Операция продолжается считанные мгновения. Допустим, совершить этот шаг можно в ослеплении – поддавшись чужой воле, уверовав в сильную идею, проникшись отвращением к самому себе. Все эти мотивы способны полностью поработить человека, его разум и его эмоции. Это психически уравнивает скопцов с раскольниками-самосожженцами и со всеми другими фанатиками, совершающими ритуальные самоубийства. Но сходство на этом же и кончается. Суицид не знает фазы отрезвления и разочарования. Оскопление тоже необратимо, но в узком смысле: человек продолжает жить. Кастрация изменяет его духовный мир, но не так радикально и не так стремительно, чтобы превратить его в какого-то непонятного античеловека, сродни инопланетянам, с особым устройством восприятия и мышления. В самом главном он остается самим собой, каким он был раньше и какими продолжают оставаться окружающие. Даже сексуальный инстинкт не покидает его целиком, вместе с отсеченной частицей плоти, поскольку материальная, биологическая база этого инстинкта сосредоточена не только в гениталиях, несмотря на то, что именно это место иногда называют «причинным»…

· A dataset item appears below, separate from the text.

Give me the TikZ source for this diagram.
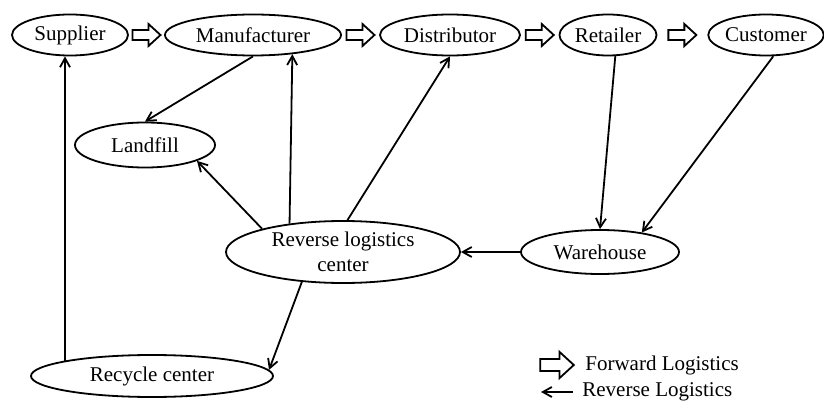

Скопец, таким образом, оставался членом того самого социума, который смотрел на подобных ему как на уродов, калек, людей неполноценных по самому большому счету, непоправимо и безысходно несчастных, заслуживающих если и не презрения, то безусловного сострадания или, положа руку на сердце, того и другого вместе. И он, по всем законам психологии, должен был точно так же относиться к себе. Защищаясь от этих горьких переживаний или отдаваясь им на съедение – это, как мы уже видели на примере евнухоидов, допускало множество разных вариантов, но главным, определяющим цветом его жизни мог быть только черный – цвет горя и безнадежности.

Так бывало и со всеми людьми третьего пола в истории – как ни приблизительно известна нам их жизнь, но эти-то штрихи хорошо сохранились, потому что они казались окружающим главными в их портрете. Третий пол мог стать надежным залогом для достижения богатства, власти, славы – в самых высоких степенях и в самых убедительных выражениях. Но ничто не могло заглушить нескончаемой обиды, прорывавшейся наружу в их чертах, вошедших в легенду: злобности, мстительности, коварстве. Блеск и величие не компенсировали этого несчастья, а только подчеркивали его глубину.

Наверное, такие страдальцы встречались и среди скопцов. Но – лишь как исключение. Типичным же было противоположное состояние – покоя и довольства, которое так поразило меня когда-то при встрече с Калистратом. В их палитре доминировал белый цвет. Себя они называли «белыми голубями» (других Детей Божьих – «серыми»), «бельцами», «белоризцами». Ритуал оскопления именовали «убелением» или усаживанием на «белого коня» подразумевая под этим, вероятно, не только достижение чистоты, но одновременно и положенную за нее награду. Они стремились к блаженству – и достигали его. Они были счастливы! В их положении это было так же противоестественно, так же немыслимо, как если бы они отменили в местах своего обитания закон всемирного тяготения. И тем не менее так было. И это больше, чем все остальное, делает скопчество феноменом, не имевшим аналогов никогда и нигде.